CEO manager or Game-changer?

What’s unnerving and nervy is how Obama combines idealism and ruthless pragmatism in the same speech. At the National Archives, Obama elevated “accountability and oversight” as “the hallmarks of our Constitutional system” just before defending an ill-defined, extra-legal “architecture” for terrorists that cries out for accountability. This great educator has yet to reconcile Constitutional checks and balances with military tribunals begun by Bush, embarrassing photos, secret prisons and the scourge of indefinite, “preventative” detention. It’s bad enough to have re-worked torture from the Chinese communists. Do we now borrow Chinese legal violations: arrest without arraignment, due process, or trials?

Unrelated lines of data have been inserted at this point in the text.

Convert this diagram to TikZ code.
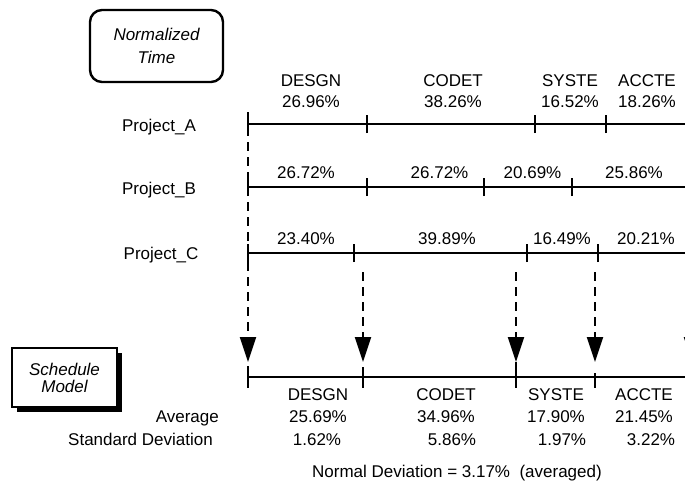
\documentclass[tikz,border=0pt]{standalone}
\usepackage{fontspec}
\setmainfont{Liberation Sans}
\usetikzlibrary{arrows.meta,shadows}
\tikzset{
  txt/.style={
    font=\fontsize{17}{20}\selectfont,
    inner sep=0pt,
    anchor=base
  },
  phase/.style={line width=1.4pt},
  phasetick/.style={line width=2pt},
  flow/.style={
    line width=2pt,
    dash pattern=on 9pt off 6pt,
    -{Triangle[length=25pt,width=16pt]}
  },
  normbox/.style={
    draw,
    line width=2.4pt,
    rounded corners=12pt,
    minimum width=133pt,
    minimum height=72pt,
    inner sep=0pt,
    align=center,
    font=\fontsize{17}{23}\selectfont\itshape
  },
  modelbox/.style={
    draw,
    fill=white,
    line width=2pt,
    minimum width=105pt,
    minimum height=59pt,
    inner sep=0pt,
    align=center,
    font=\fontsize{17}{17}\selectfont\itshape,
    drop shadow={shadow xshift=5pt, shadow yshift=-5pt, fill=black, opacity=1}
  }
}
\newcommand{\phaseticks}[1]{%
  \foreach \t in {#1}
    \draw[phasetick] ([yshift=-9pt]\t) -- ([yshift=9pt]\t);
}

\begin{document}
\begin{tikzpicture}[x=1pt,y=-1pt]
  \useasboundingbox (0,0) rectangle (685,483);
  \clip (0,0) rectangle (685,483);

  % boxes
  \node[normbox] (normtime) at (156.5,46) {Normalized\\Time};
  \node[modelbox] (schedmodel) at (64.5,377.5) {Schedule\\Model};

  % project rows
  \node[txt] (pA) at (159,131) {Project\_A};
  \node[txt] (pB) at (159,194) {Project\_B};
  \node[txt] (pC) at (161,259) {Project\_C};

  \foreach \name/\x in {a0/248,a1/367,a2/535,a3/606,aend/690}
    \coordinate (\name) at (\x,124);
  \foreach \name/\x in {b0/248,b1/367,b2/484,b3/572,bend/690}
    \coordinate (\name) at (\x,187);
  \foreach \name/\x in {c0/248,c1/354,c2/527,c3/598,cend/690}
    \coordinate (\name) at (\x,253);

  \draw[phase] (a0) -- (aend);
  \draw[phase] (b0) -- (bend);
  \draw[phase] (c0) -- (cend);
  \phaseticks{a0,a1,a2,a3}
  \phaseticks{b0,b1,b2,b3}
  \phaseticks{c0,c1,c2,c3}

  \foreach \x/\ph/\pc [count=\i] in
      {311/DESGN/26.96,453/CODET/38.26,570/SYSTE/16.52,647/ACCTE/18.26} {
    \node[txt] (ph\i) at (\x,86) {\ph};
    \node[txt] (pa\i) at (\x,107) {\pc\%};
  }
  \foreach \x/\pc [count=\i] in {306/26.72,439.5/26.72,532.5/20.69,634/25.86}
    \node[txt] (pb\i) at (\x,178) {\pc\%};
  \foreach \x/\pc [count=\i] in {306/23.40,447/39.89,562/16.49,646/20.21}
    \node[txt] (pc\i) at (\x,244) {\pc\%};

  % mapping onto the schedule model
  \coordinate (s0) at (248,112);
  \foreach \name/\x in {s1/363,s2/516,s3/595,s4/692}
    \coordinate (\name) at (\x,272);
  \foreach \i/\x in {0/248,1/363,2/516,3/595,4/692}
    \coordinate (t\i) at (\x,362);
  \foreach \i in {0,...,4}
    \draw[flow] (s\i) -- (t\i);

  \coordinate (m0) at (248,377);
  \coordinate (mend) at (690,377);
  \draw[phase] (m0) -- (mend);
  \foreach \x/\top in {248/366,363/367,516/362}
    \draw[phasetick] (\x,\top) -- (\x,388);
  \draw[phasetick] (595,373) -- (595,388);

  \node[txt, anchor=base east] (avg) at (219,422) {Average};
  \node[txt, anchor=base east] (std) at (213,445) {Standard Deviation};
  \foreach \x/\ph/\av/\xs/\sd [count=\i] in
      {318/DESGN/25.69/317/1.62,446/CODET/34.96/452/5.86,
       556/SYSTE/17.90/562/1.97,644/ACCTE/21.45/651/3.22} {
    \node[txt] (mh\i) at (\x,400) {\ph};
    \node[txt] (ma\i) at (\x,422) {\av\%};
    \node[txt] (ms\i) at (\xs,445) {\sd\%};
  }
  \node[txt] (normdev) at (457,477) {Normal Deviation = 3.17\%\ \ (averaged)};
\end{tikzpicture}
\end{document}
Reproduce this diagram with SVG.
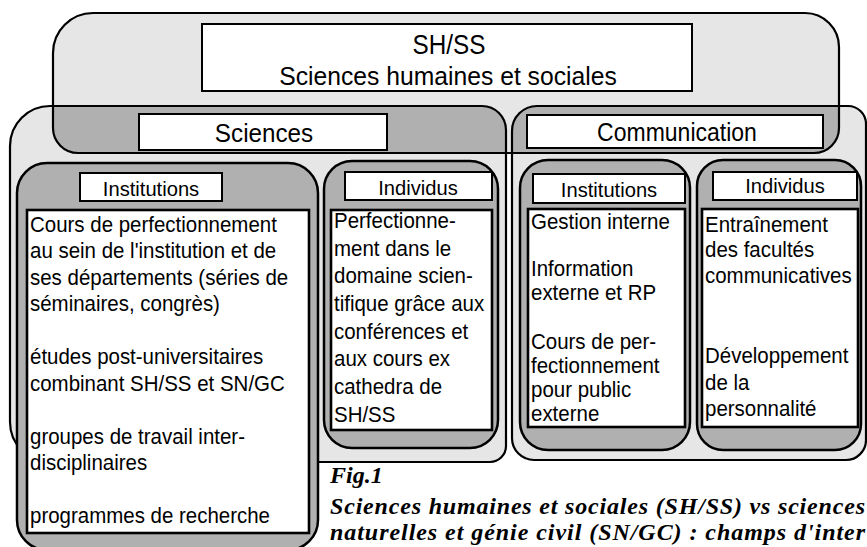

And yet, outrage over freeing two dozen terrorists (vs. thousands at large) invites new legal thinking. Credit Obama for openness before decisions, partnership with Congress, and welcoming public challenge (indeed outrage on retention). What a stunning shift from rule by Bush’s egregious gut instinct, or faith alone (from that higher Father), or reactionary demagogues (yes, that Dick Cheney). Even when visibly the Compromiser in Chief, Obama still displays what Bush scorned, “a decent respect to the opinions of mankind.” No divinely ordained truth from Obama, nor aged fathers – fabled, oedipal, or surrogate. After Bush, that’s a deluge of democracy from a president still getting his bearings.

The Drama Unfolds, the End Unknown

Welcome to front row seats and a suspenseful drama without clear finale. We all get to argue whether Obama’s consensus-building means forever playing it safe, or whether his reforms will truly “insure domestic Tranquility, provide for the common defense, promote the general Welfare, and secure the Blessings of Liberty to ourselves and our Posterity.” Has America turned a corner, or just ceased to move backward? Is Obama style over substance, for then the danger is being enticed by a prettified change only the wealthy can believe in?

George Bush Cheney disapproved a long-held theory of mine, that no one president matters that much. Wouldn't the massive anchor of Washington precedence, with media revelations, be counterweight to dictatorship? That defunct notion is reinforced daily by an unapologetic Cheney on the loose, his dark nightmares struggling to tarnish and thus handcuff Obama’s brightness. Who has a clue whether the circumspect president we elected will attain greatness or go down as a good but circumstantial politician, like Bill Clinton, whose achievements never quite matched the great promise?